What did I do on my summer vacation?
Well, I can tell you what I didn’t do: work. I didn’t answer emails. I didn’t check Slack. I didn’t even open my laptop. I understood the assignment.
“Taking vacation time is essential to employee survival. That’s because time off from work is integral to well-being, sustained productivity and high performance.” – Forbes 2021
Vacation time is good for us, our mental health, and our companies from a productivity perspective. The problem is that a lot of folks don’t take their time off, or if they do, they don’t do it well. A recent study by Qualitrics found that 49 percent of employed Americans admitted to working for an hour or more a day while on vacation, and around 25 percent work more than three hours each day they’re on paid time off.
I take my vacation. I’ve taken my vacation (yes, all of it) every year that I’ve been in the working world. It took some time before I was able to fully disconnect from work while trying to enjoy my time off, with some years being better than others. This year, my first at Beauty for All, I decided I would set a new standard for myself. I would make fully disconnecting during my time off my new normal.
I know you’re asking yourself, “How did he do it?” Well, I’m glad you asked because I’m totally going to tell you.

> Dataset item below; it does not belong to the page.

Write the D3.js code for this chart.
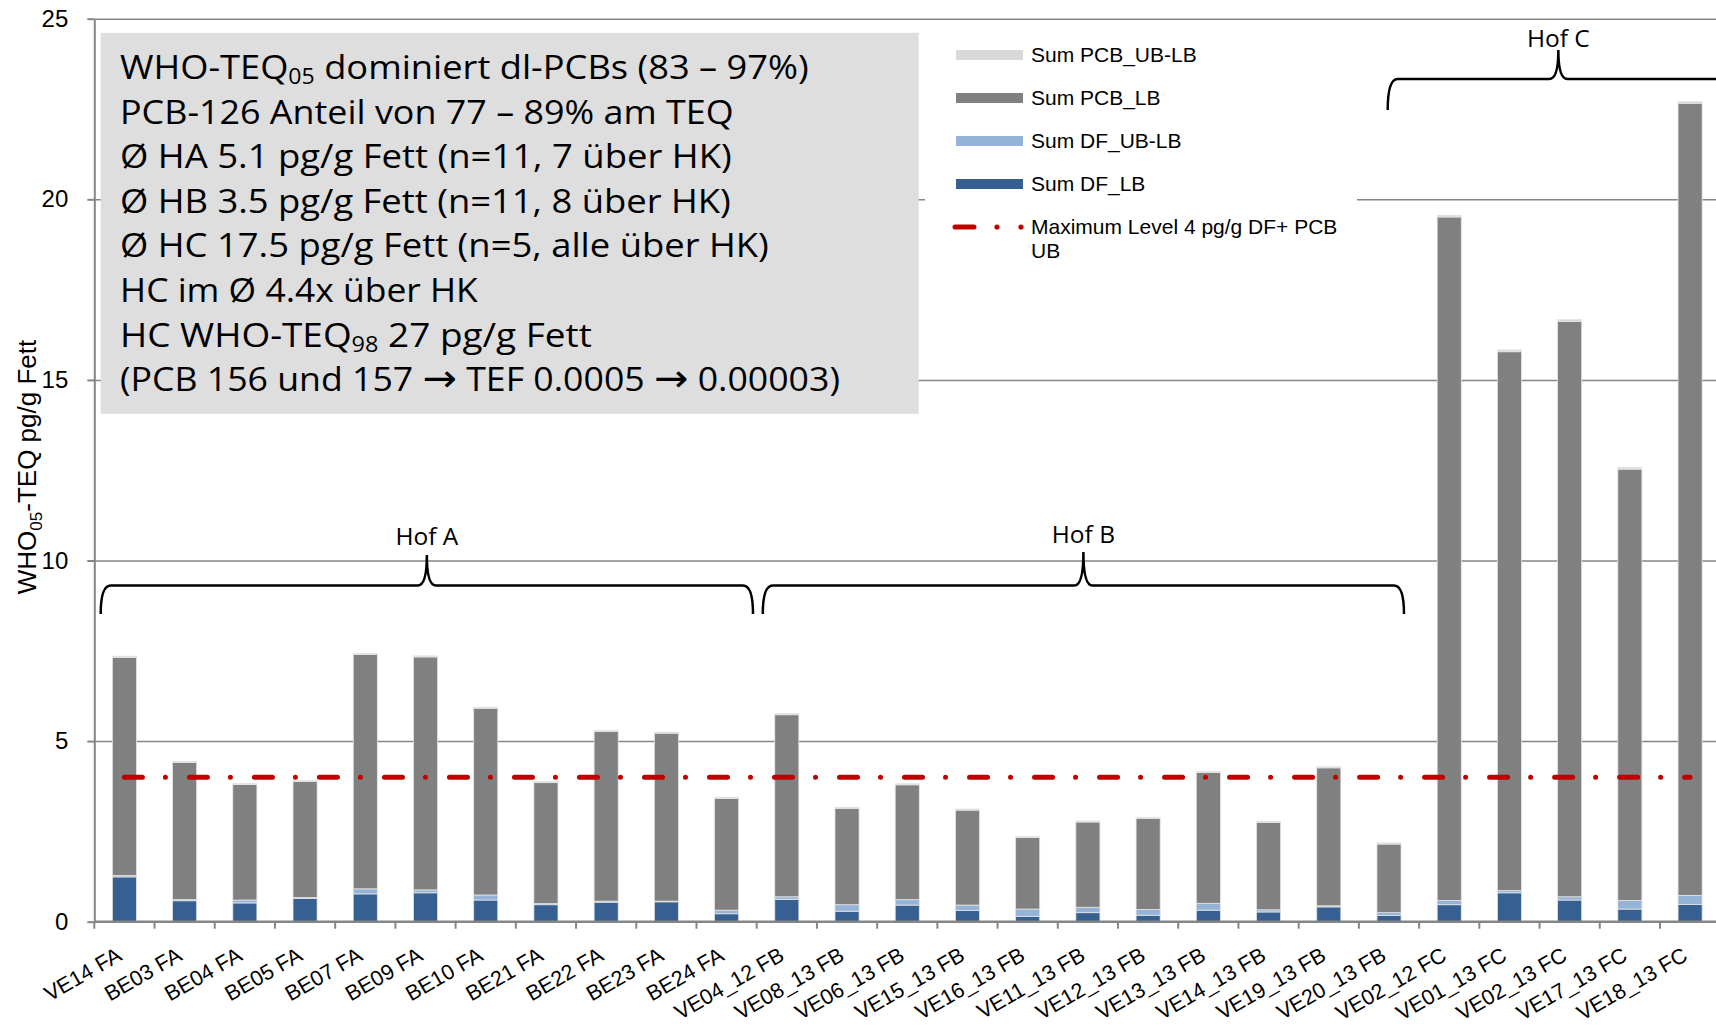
<!DOCTYPE html>
<html>
<head>
<meta charset="utf-8">
<script src="https://cdn.jsdelivr.net/npm/d3@7"></script>
<style>
body { margin: 0; background: #fff; overflow: hidden; }
svg { display: block; }
</style>
</head>
<body>
<script>
// sample ids, farms A (FA), B (FB), C (FC)
var categories = ["VE14 FA", "BE03 FA", "BE04 FA", "BE05 FA", "BE07 FA", "BE09 FA", "BE10 FA",
    "BE21 FA", "BE22 FA", "BE23 FA", "BE24 FA", "VE04_12 FB", "VE08_13 FB", "VE06_13 FB",
    "VE15_13 FB", "VE16_13 FB", "VE11_13 FB", "VE12_13 FB", "VE13_13 FB", "VE14_13 FB",
    "VE19_13 FB", "VE20_13 FB", "VE02_12 FC", "VE01_13 FC", "VE02_13 FC", "VE17_13 FC", "VE18_13 FC"];

var dfLB = [1.24, 0.58, 0.52, 0.64, 0.77, 0.80, 0.60, 0.47, 0.54, 0.55, 0.22, 0.62, 0.29, 0.46,
    0.31, 0.15, 0.25, 0.18, 0.32, 0.27, 0.41, 0.17, 0.47, 0.80, 0.60, 0.35, 0.48];
var dfUBLB = [0.04, 0.03, 0.08, 0.03, 0.14, 0.08, 0.14, 0.03, 0.03, 0.02, 0.10, 0.07, 0.18, 0.15,
    0.15, 0.20, 0.15, 0.16, 0.19, 0.06, 0.03, 0.08, 0.12, 0.06, 0.09, 0.24, 0.25];
var pcbLB = [6.04, 3.80, 3.20, 3.21, 6.49, 6.45, 5.17, 3.35, 4.70, 4.65, 3.09, 5.04, 2.67, 3.18,
    2.63, 1.98, 2.36, 2.52, 3.62, 2.42, 3.82, 1.90, 18.92, 14.92, 15.93, 11.94, 21.93];
var pcbUBLB = [0.03, 0.03, 0.03, 0.03, 0.03, 0.03, 0.03, 0.03, 0.03, 0.03, 0.04, 0.03, 0.03, 0.03,
    0.03, 0.03, 0.03, 0.03, 0.03, 0.03, 0.03, 0.03, 0.05, 0.05, 0.05, 0.05, 0.05];
var maxLevel = [4, 4, 4, 4, 4, 4, 4, 4, 4, 4, 4, 4, 4, 4, 4, 4, 4, 4, 4, 4, 4, 4, 4, 4, 4, 4, 4];

var seriesKeys = ["dfLB", "dfUBLB", "pcbLB", "pcbUBLB"];
var seriesColors = ["#376092", "#95b3d7", "#808080", "#d9d9d9"];
var legendNames = ["Sum PCB_UB-LB", "Sum PCB_LB", "Sum DF_UB-LB", "Sum DF_LB"];
var legendColors = ["#d9d9d9", "#808080", "#95b3d7", "#376092"];
var yTicks = [0, 5, 10, 15, 20, 25];

var farms = ["Hof A", "Hof B", "Hof C"];

// note lines: pieces of [text, kind]  (kind: "" normal, "sub" subscript, "arrow")
var notes = [
    [["WHO-TEQ", ""], ["05", "sub"], [" dominiert dl-PCBs (83 \u2013 97%)", ""]],
    [["PCB-126 Anteil von 77 \u2013 89% am TEQ", ""]],
    [["\u00d8 HA 5.1 pg/g Fett (n=11, 7 \u00fcber HK)", ""]],
    [["\u00d8 HB 3.5 pg/g Fett (n=11, 8 \u00fcber HK)", ""]],
    [["\u00d8 HC 17.5 pg/g Fett (n=5, alle \u00fcber HK)", ""]],
    [["HC im \u00d8 4.4x \u00fcber HK", ""]],
    [["HC WHO-TEQ", ""], ["98", "sub"], [" 27 pg/g Fett", ""]],
    [["(PCB 156 und 157 ", ""], ["\u2192", "arrow"], [" TEF 0.0005 ", ""], ["\u2192", "arrow"], [" 0.00003)", ""]]
];
var noteWidths = [689, 614, 612, 611, 649, 358, 472, 720];

var width = 1716, height = 1025;
var axisColor = "#868686";

var svg = d3.select("body").append("svg")
    .attr("width", width)
    .attr("height", height);

var x = d3.scaleBand()
    .domain(categories)
    .range([94.3, 1720.2])
    .paddingInner(0.6)
    .paddingOuter(0.3);

var y = d3.scaleLinear()
    .domain([0, 25])
    .range([921.7, 18.7]);

// gridlines
var grid = svg.append("g")
    .attr("class", "gridlines")
    .attr("transform", "translate(94.3,0)")
    .call(d3.axisLeft(y).tickValues(yTicks.slice(1)).tickFormat("").tickSize(-(width - 94)));
grid.select(".domain").remove();
grid.selectAll("line").attr("stroke", axisColor).attr("stroke-width", 1.5);

// stacked bars
var rows = categories.map(function (c, i) {
    return {cat: c, dfLB: dfLB[i], dfUBLB: dfUBLB[i], pcbLB: pcbLB[i], pcbUBLB: pcbUBLB[i]};
});
var stacked = d3.stack().keys(seriesKeys)(rows);

svg.append("g").attr("class", "bars")
    .selectAll("g")
    .data(stacked)
    .enter().append("g")
    .attr("fill", function (d, i) { return seriesColors[i]; })
    .selectAll("rect")
    .data(function (d) { return d; })
    .enter().append("rect")
    .attr("x", function (d) { return x(d.data.cat); })
    .attr("width", x.bandwidth())
    .attr("y", function (d) { return y(d[1]); })
    .attr("height", function (d) { return y(d[0]) - y(d[1]); })
    .attr("stroke", "#e4e4e4")
    .attr("stroke-width", 0.8);

// maximum level line
var line = d3.line()
    .x(function (d, i) { return x(categories[i]) + x.bandwidth() / 2; })
    .y(function (d) { return y(d); });

svg.append("path")
    .datum(maxLevel)
    .attr("d", line)
    .attr("fill", "none")
    .attr("stroke", "#c00000")
    .attr("stroke-width", 5)
    .attr("stroke-linecap", "round")
    .attr("stroke-dasharray", "18,23,0.01,24");

// y axis
var yAxis = svg.append("g")
    .attr("transform", "translate(94.3,0)")
    .call(d3.axisLeft(y).tickValues(yTicks).tickSize(7).tickPadding(19).tickSizeOuter(0));
yAxis.select(".domain").attr("stroke", axisColor).attr("stroke-width", 2);
yAxis.selectAll("line").attr("stroke", axisColor).attr("stroke-width", 2);
yAxis.selectAll("text")
    .attr("font-family", "'Liberation Sans', Arial, sans-serif")
    .attr("font-size", 24)
    .attr("fill", "#000");

// x axis
var step = x.step();
var bounds = categories.map(function (c) { return x(c) - (step - x.bandwidth()) / 2; });
svg.append("line")
    .attr("x1", 94.3).attr("x2", width)
    .attr("y1", y(0)).attr("y2", y(0))
    .attr("stroke", axisColor).attr("stroke-width", 2.5);
svg.append("g").selectAll("line")
    .data(bounds)
    .enter().append("line")
    .attr("x1", function (d) { return d; })
    .attr("x2", function (d) { return d; })
    .attr("y1", y(0))
    .attr("y2", y(0) + 7)
    .attr("stroke", axisColor).attr("stroke-width", 2);

svg.append("g").selectAll("text")
    .data(categories)
    .enter().append("text")
    .attr("transform", function (d) {
        return "translate(" + (x(d) + x.bandwidth() / 2 - 9) + "," + 946 + ") rotate(-30)";
    })
    .attr("text-anchor", "end")
    .attr("dy", "0.72em")
    .attr("font-family", "'Liberation Sans', Arial, sans-serif")
    .attr("font-size", 21.5)
    .text(function (d) { return d; });

// y title
var yTitle = svg.append("text")
    .attr("transform", "translate(36,467) rotate(-90)")
    .attr("text-anchor", "middle")
    .attr("font-family", "'Liberation Sans', Arial, sans-serif")
    .attr("font-size", 26);
yTitle.append("tspan").text("WHO");
yTitle.append("tspan").attr("font-size", 17).attr("dy", 6).text("05");
yTitle.append("tspan").attr("dy", -6).text("-TEQ pg/g Fett");

// farm braces
function brace(x1, x2, cx, yLine, yEnd, yTip) {
    var r = 10;
    return "M" + x1 + "," + yEnd +
        " Q" + x1 + "," + yLine + " " + (x1 + r) + "," + yLine +
        " L" + (cx - 9) + "," + yLine +
        " Q" + cx + "," + yLine + " " + cx + "," + yTip +
        " Q" + cx + "," + yLine + " " + (cx + 9) + "," + yLine +
        " L" + (x2 - r) + "," + yLine +
        " Q" + x2 + "," + yLine + " " + x2 + "," + yEnd;
}

var braceSpec = [
    {x1: 100.7, x2: 753, yLine: 585.5, yEnd: 614, yTip: 555, labelY: 545},
    {x1: 762.8, x2: 1404, yLine: 585.5, yEnd: 614, yTip: 552, labelY: 543},
    {x1: 1387.7, x2: 1729, yLine: 79, yEnd: 110, yTip: 50, labelY: 47}
];

farms.forEach(function (f, i) {
    var b = braceSpec[i];
    var cx = (b.x1 + b.x2) / 2;
    svg.append("path")
        .attr("d", brace(b.x1, b.x2, cx, b.yLine, b.yEnd, b.yTip))
        .attr("fill", "none")
        .attr("stroke", "#000")
        .attr("stroke-width", 2.5);
    svg.append("text")
        .attr("x", cx)
        .attr("y", b.labelY)
        .attr("text-anchor", "middle")
        .attr("font-family", "'Open Sans', sans-serif")
        .attr("font-size", 24.5)
        .text(f);
});

// note box
svg.append("rect")
    .attr("x", 100.7).attr("y", 32.8)
    .attr("width", 818).attr("height", 381)
    .attr("fill", "#dedede");

notes.forEach(function (n, i) {
    var g = svg.append("g").attr("transform", "translate(120," + (79 + i * 44.6) + ")");
    var t = g.append("text")
        .attr("font-family", "'Open Sans', sans-serif")
        .attr("font-size", 33)
        .attr("fill", "#000");
    var shift = 0;
    n.forEach(function (p) {
        var s = t.append("tspan").text(p[0]);
        if (p[1] === "sub") {
            s.attr("font-size", 21).attr("dy", 5);
            shift = 5;
        } else {
            if (shift) { s.attr("dy", -shift); shift = 0; }
            if (p[1] === "arrow") {
                s.attr("font-family", "'DejaVu Sans', sans-serif")
                    .attr("font-size", 38);
            }
        }
    });
    var w = t.node().getComputedTextLength();
    t.attr("transform", "scale(" + (noteWidths[i] / w) + ",1)");
});

// legend
var legend = svg.append("g").attr("class", "legend");
legend.append("rect")
    .attr("x", 925).attr("y", 31)
    .attr("width", 432).attr("height", 237)
    .attr("fill", "#fff");

var legendRows = [55, 98, 141, 184];
legendNames.forEach(function (name, i) {
    legend.append("rect")
        .attr("x", 956).attr("y", legendRows[i] - 5)
        .attr("width", 67).attr("height", 10)
        .attr("fill", legendColors[i]);
    legend.append("text")
        .attr("x", 1031).attr("y", legendRows[i])
        .attr("dy", "0.35em")
        .attr("font-family", "'Liberation Sans', Arial, sans-serif")
        .attr("font-size", 21)
        .text(name);
});

legend.append("line")
    .attr("x1", 955).attr("x2", 974)
    .attr("y1", 227).attr("y2", 227)
    .attr("stroke", "#c00000").attr("stroke-width", 5).attr("stroke-linecap", "round");
[997, 1021].forEach(function (d) {
    legend.append("circle").attr("cx", d).attr("cy", 227).attr("r", 2.6).attr("fill", "#c00000");
});
legend.append("text")
    .attr("x", 1031).attr("y", 227)
    .attr("dy", "0.35em")
    .attr("font-family", "'Liberation Sans', Arial, sans-serif")
    .attr("font-size", 21)
    .text("Maximum Level 4 pg/g DF+ PCB");
legend.append("text")
    .attr("x", 1031).attr("y", 251)
    .attr("dy", "0.35em")
    .attr("font-family", "'Liberation Sans', Arial, sans-serif")
    .attr("font-size", 21)
    .text("UB");
</script>
</body>
</html>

Find your backup. From the most junior member of the team to the most senior executive, everyone needs a backup. That is, someone identified and entrusted to cover your usual duties for you when you’re not in the office. And it’s not enough to just put a name down; it’s the responsibility of the primary employee—you—to make sure that your backup is trained, has the right access and permissions to carry out certain responsibilities, and feels comfortable covering the usual tasks that would take place. The primary employee should also meet with their backup at least a day or two before the break to make sure everything will be covered, or to go over any questions. Wanna go one better? Create an out-of-office document (with links) for them to follow. Spell it out for them. Help them help you.
Prepare, prepare, and then prepare some more. Don’t surprise your team when you take your vacation. Block out your calendar in advance and update the PTO calendar.
Wait—you don’t have a PTO calendar? Well, you should. It can be a shared calendar or a document that everyone has access to with permission to read and edit. Our awesome EAs maintain ours and help keep us accountable for updating it. Make sure you share with your team that you’ll be out early enough so that everyone has time to prepare (team meetings, standups, etc.). Get your backups filled in ahead of time so that they’re ready. Remind everyone a week or two before that you’ll be out and ask if there’s anything they need before you go. Remind them of your delegation chart.
Have a delegation chart. Maybe you need more than one backup. Maybe you have a larger team with more functional responsibilities. Maybe you are a more senior leader. A delegation chart is a critical leadership tool to ensure it’s business as usual, and it also organizes vacation times. A delegation chart is just an easily accessible document that lists the responsibilities you cover and all the people who are empowered to carry them out on your behalf. Having this chart ensures that no single individual within a company becomes a bottleneck to productivity. It also creates a sense of accountability for those who have been delegated with backup duties—they, too, are a crucial part of the company’s ability to run smoothly. This is a great way to give more junior members of the team some skill-building and executive-thinking duties—after all, they get to call the shots when you’re unavailable.
To have a good vacation, give a good vacation. Be someone’s backup. Be on someone’s delegation chart. Make sure nothing comes to them when they are out of the office. The greatest compliment I’ve ever received as a leader was when my executive came back from her two weeks of vacation and said nothing had come to her while she was gone. The other executives and I had handled it all without so much as a hitch. This ensured that when I was ready for my vacation, my peers would also have my back as they know I would theirs.
Notifications are evil. Turn them off. Period. Email, Slack, texts, and whatever else—just turn off your notifications. Even with the best of intentions, a poorly timed notification can lead to you saying, “I’ll just respond to this one,” which leads to a few more responses, which then leads to you going back into work mode and shaving off precious PTO that you’ll never get back. That you rightfully earned. That you and everyone need for the betterment of the company. It will pull you out of being present during your allotted time off to specifically do so.
These tools can be used all year, not just for summer vacation, but for whenever you need to take some time for a breather—planned or not. It ensures work still gets done, colleagues are less stressed when you’re out of office, and, most importantly, that you get to take the time you deserve to fully recharge.
So what did you do on your summer vacation?